McGreal wrote the story involving an English woman fascinated by a 19th-century Middle Eastern harem.

Using storyboards sketched by an artist, the artists shot actors in the studio, then placed them in a variety of backgrounds, some created by graphics software, others shot around town, and still others from 19th-century paintings that were scanned and manipulated with Photoshop. A similar process produced I, Paparazzi and the Poe project.

"People will look at this shot [of Poe on a hill] and say, 'Where did you take it?'" says Parke, 38, who has painstakingly worked over each image in the book. "Well, it was shot in a lot of places."

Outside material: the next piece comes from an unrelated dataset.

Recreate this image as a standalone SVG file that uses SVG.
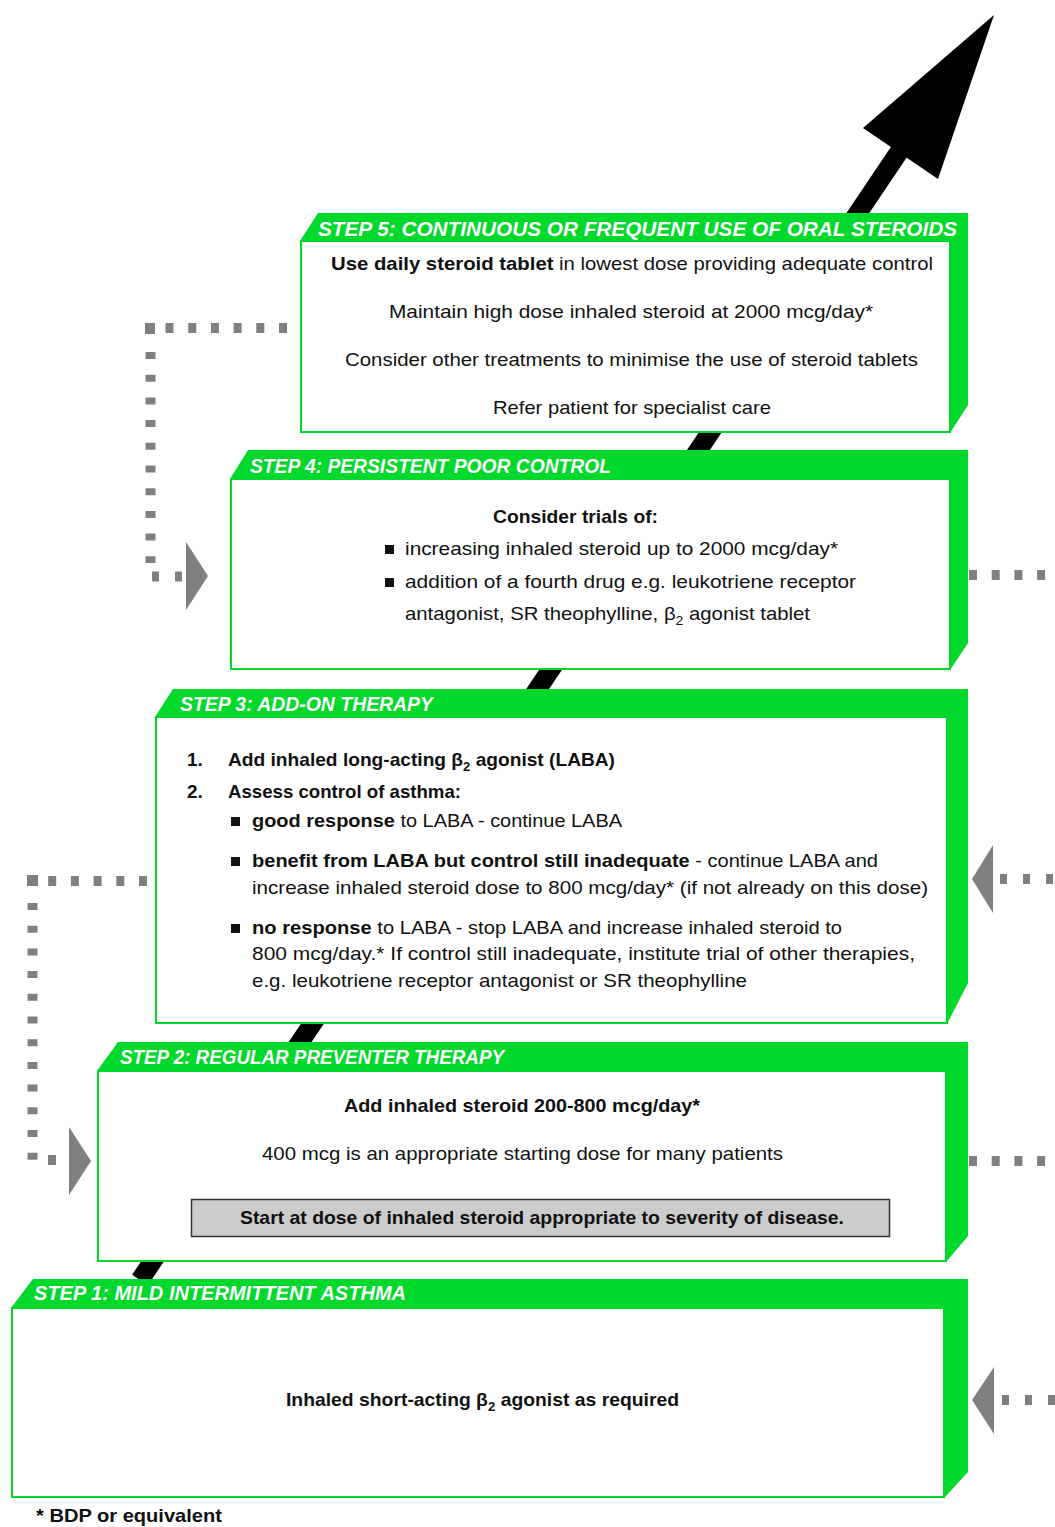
<svg xmlns="http://www.w3.org/2000/svg" width="1055" height="1527" viewBox="0 0 1055 1527">
<style>
.box{fill:#ffffff;stroke:#00d82b;stroke-width:2}
.band{fill:#00d82b}
.hd{font-family:"Liberation Sans",Arial,sans-serif;font-size:20px;font-weight:bold;font-style:italic;fill:#ffffff}
.t{font-family:"Liberation Sans",Arial,sans-serif;font-size:19px;fill:#111111}
.b{font-weight:bold}
.dot{fill:none;stroke:#808080;stroke-width:10}
.arr{fill:#808080}
.sub{font-size:13px}
</style>
<rect width="1055" height="1527" fill="#ffffff"/>

<g id="main-arrow">
  <line x1="140" y1="1280" x2="905" y2="143" stroke="#000000" stroke-width="19"/>
  <polygon points="994,15 863,128 938,179" fill="#000000"/>
</g>

<g id="connectors">
  <!-- step 5 to step 4, left side -->
  <path class="dot" d="M287 328 H156" stroke-dasharray="8 14.7"/>
  <rect x="145" y="323" width="10" height="11" fill="#808080"/>
  <path class="dot" d="M150.5 352 V563" stroke-width="11" stroke-dasharray="7 15.7"/>
  <path class="dot" d="M152 576.5 H183" stroke-width="9" stroke-dasharray="7 16"/>
  <polygon class="arr" points="186,542 208,576 186,610"/>
  <!-- step 3 to step 2, left side -->
  <path class="dot" d="M147 881 H40" stroke-dasharray="8 14.7"/>
  <rect x="27" y="875" width="11" height="11" fill="#808080"/>
  <path class="dot" d="M32.5 903 V1160" stroke-width="11" stroke-dasharray="7 15.7"/>
  <path class="dot" d="M48 1160 H56" stroke-width="10"/>
  <polygon class="arr" points="69,1127 91,1161 69,1195"/>
  <!-- step 4 right -->
  <path class="dot" d="M969 575 H1055" stroke-dasharray="8 14.7"/>
  <!-- step 3 right -->
  <polygon class="arr" points="972,879 993,845 993,913"/>
  <path class="dot" d="M1000 879 H1055" stroke-dasharray="7 16"/>
  <!-- step 2 right -->
  <path class="dot" d="M969 1161 H1055" stroke-dasharray="8 14.7"/>
  <!-- step 1 right -->
  <polygon class="arr" points="972,1400 994,1367 994,1434"/>
  <path class="dot" d="M1002 1400 H1055" stroke-dasharray="7 16"/>
</g>

<g id="step5">
  <rect class="box" x="301" y="241" width="649" height="191"/>
  <polygon class="band" points="318,213 968,213 968,405 950,433 950,241 300,241"/>
  <text class="hd" x="318" y="236" textLength="639" lengthAdjust="spacingAndGlyphs">STEP 5: CONTINUOUS OR FREQUENT USE OF ORAL STEROIDS</text>
  <text class="t" x="331" y="270" textLength="602" lengthAdjust="spacingAndGlyphs"><tspan class="b">Use daily steroid tablet</tspan> in lowest dose providing adequate control</text>
  <text class="t" x="389" y="318" textLength="484" lengthAdjust="spacingAndGlyphs">Maintain high dose inhaled steroid at 2000 mcg/day*</text>
  <text class="t" x="345" y="366" textLength="573" lengthAdjust="spacingAndGlyphs">Consider other treatments to minimise the use of steroid tablets</text>
  <text class="t" x="493" y="414" textLength="278" lengthAdjust="spacingAndGlyphs">Refer patient for specialist care</text>
</g>

<g id="step4">
  <rect class="box" x="231" y="479" width="719" height="190"/>
  <polygon class="band" points="248,450 968,450 968,643 950,670 950,479 230,479"/>
  <text class="hd" x="250" y="473" textLength="361" lengthAdjust="spacingAndGlyphs">STEP 4: PERSISTENT POOR CONTROL</text>
  <text class="t b" x="493" y="523" textLength="165" lengthAdjust="spacingAndGlyphs">Consider trials of:</text>
  <rect x="385" y="545" width="9" height="9" fill="#111111"/>
  <text class="t" x="405" y="555" textLength="433" lengthAdjust="spacingAndGlyphs">increasing inhaled steroid up to 2000 mcg/day*</text>
  <rect x="385" y="578" width="9" height="9" fill="#111111"/>
  <text class="t" x="405" y="588" textLength="451" lengthAdjust="spacingAndGlyphs">addition of a fourth drug e.g. leukotriene receptor</text>
  <text class="t" x="405" y="620" textLength="405" lengthAdjust="spacingAndGlyphs">antagonist, SR theophylline, β<tspan class="sub" dy="5">2</tspan><tspan dy="-5"> agonist tablet</tspan></text>
</g>

<g id="step3">
  <rect class="box" x="156" y="717" width="791" height="306"/>
  <polygon class="band" points="173,689 968,689 968,983 947,1024 947,717 155,717"/>
  <text class="hd" x="180" y="711" textLength="253" lengthAdjust="spacingAndGlyphs">STEP 3: ADD-ON THERAPY</text>
  <text class="t b" x="187" y="766">1.</text>
  <text class="t b" x="228" y="766" textLength="387" lengthAdjust="spacingAndGlyphs">Add inhaled long-acting β<tspan class="sub" dy="5">2</tspan><tspan dy="-5"> agonist (LABA)</tspan></text>
  <text class="t b" x="187" y="798">2.</text>
  <text class="t b" x="228" y="798" textLength="233" lengthAdjust="spacingAndGlyphs">Assess control of asthma:</text>
  <rect x="231" y="817" width="9" height="9" fill="#111111"/>
  <text class="t" x="252" y="827" textLength="370" lengthAdjust="spacingAndGlyphs"><tspan class="b">good response</tspan> to LABA - continue LABA</text>
  <rect x="231" y="857" width="9" height="9" fill="#111111"/>
  <text class="t" x="252" y="867" textLength="626" lengthAdjust="spacingAndGlyphs"><tspan class="b">benefit from LABA but control still inadequate</tspan> - continue LABA and</text>
  <text class="t" x="252" y="894" textLength="676" lengthAdjust="spacingAndGlyphs">increase inhaled steroid dose to 800 mcg/day* (if not already on this dose)</text>
  <rect x="231" y="924" width="9" height="9" fill="#111111"/>
  <text class="t" x="252" y="934" textLength="590" lengthAdjust="spacingAndGlyphs"><tspan class="b">no response</tspan> to LABA - stop LABA and increase inhaled steroid to</text>
  <text class="t" x="252" y="960" textLength="663" lengthAdjust="spacingAndGlyphs">800 mcg/day.* If control still inadequate, institute trial of other therapies,</text>
  <text class="t" x="252" y="987" textLength="495" lengthAdjust="spacingAndGlyphs">e.g. leukotriene receptor antagonist or SR theophylline</text>
</g>

<g id="step2">
  <rect class="box" x="98" y="1071" width="848" height="190"/>
  <polygon class="band" points="118,1042 968,1042 968,1236 946,1262 946,1071 97,1071"/>
  <text class="hd" x="120" y="1064" textLength="384" lengthAdjust="spacingAndGlyphs">STEP 2: REGULAR PREVENTER THERAPY</text>
  <text class="t b" x="344" y="1112" textLength="356" lengthAdjust="spacingAndGlyphs">Add inhaled steroid 200-800 mcg/day*</text>
  <text class="t" x="262" y="1160" textLength="521" lengthAdjust="spacingAndGlyphs">400 mcg is an appropriate starting dose for many patients</text>
  <rect x="191.5" y="1199.5" width="698" height="37" fill="#cccccc" stroke="#333333" stroke-width="1.5"/>
  <text class="t b" x="240" y="1224" textLength="604" lengthAdjust="spacingAndGlyphs">Start at dose of inhaled steroid appropriate to severity of disease.</text>
</g>

<g id="step1">
  <rect class="box" x="12" y="1308" width="932" height="189"/>
  <polygon class="band" points="33,1279 968,1279 968,1472 944,1498 944,1308 11,1308"/>
  <text class="hd" x="34" y="1300" textLength="372" lengthAdjust="spacingAndGlyphs">STEP 1: MILD INTERMITTENT ASTHMA</text>
  <text class="t b" x="286" y="1406" textLength="393" lengthAdjust="spacingAndGlyphs">Inhaled short-acting β<tspan class="sub" dy="5">2</tspan><tspan dy="-5"> agonist as required</tspan></text>
</g>

<text id="footnote" class="t b" x="36" y="1522" textLength="186" lengthAdjust="spacingAndGlyphs">* BDP or equivalent</text>
</svg>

For one panel in the current project, actor Damon Norko (Poe) was photographed against a mottled tan wall in Phillips' studio. Parke then placed the actor's image on a composite shot of Federal Hill created from an old photo of Baltimore and a contemporary picture in which Parke erased the tall buildings. Park also added grass to the hill, along with a tree and leaves.

Look closely at the finished book and you'll catch glimpses of the Washington Monument, Church Home Hospital and other locations around the city.

The Poe project is the artists' first all-digital effort. Phillips, 44, shot I, Paparazzi conventionally with a Canon EOS-1 film camera. He had to be persuaded to shoot Poe with a digital camera.

"I love the darkroom," he says, but when he saw the quality of the digital images and realized how quickly he could review them and avoid reshoots, he was sold.

Parke brings to the partnership years of experience as a traditional and graphic artist in the music industry. For years, he was a one-man art department for the musician Prince, producing everything from album covers to posters to the designs on the singer's guitars. Other clients included David Bowie and Chaka Khan.

He edits images in his Canton loft, which is filled with hundreds of models from the movies, comic books and other media. For the cover of Ivan Neville's recent Saturday Morning Music album, he composited images he shot of a bacon-and-egg breakfast with those of a piano in his basement.

Soon, Parke will finish the artwork so that graphic artist Susan Mangan can put in the type.

Parke says many people have praised the photographic style of the new graphic novels, while others don't get the innovation.

For example, Parke used toy helicopters and a photograph of a cityscape for one composite picture that would have cost hundreds of thousands of dollars to shoot on location. Unfortunately, it looked too real.

"We sent this in to an illustration contest and they said they didn't see the illustration in it," he recalls.

Obviously, the judges didn't get what the two were doing. "But you know, it was kind of a backhanded compliment," Parke says.

Phillips' and Parke's work appears at www.imagecarnival.com.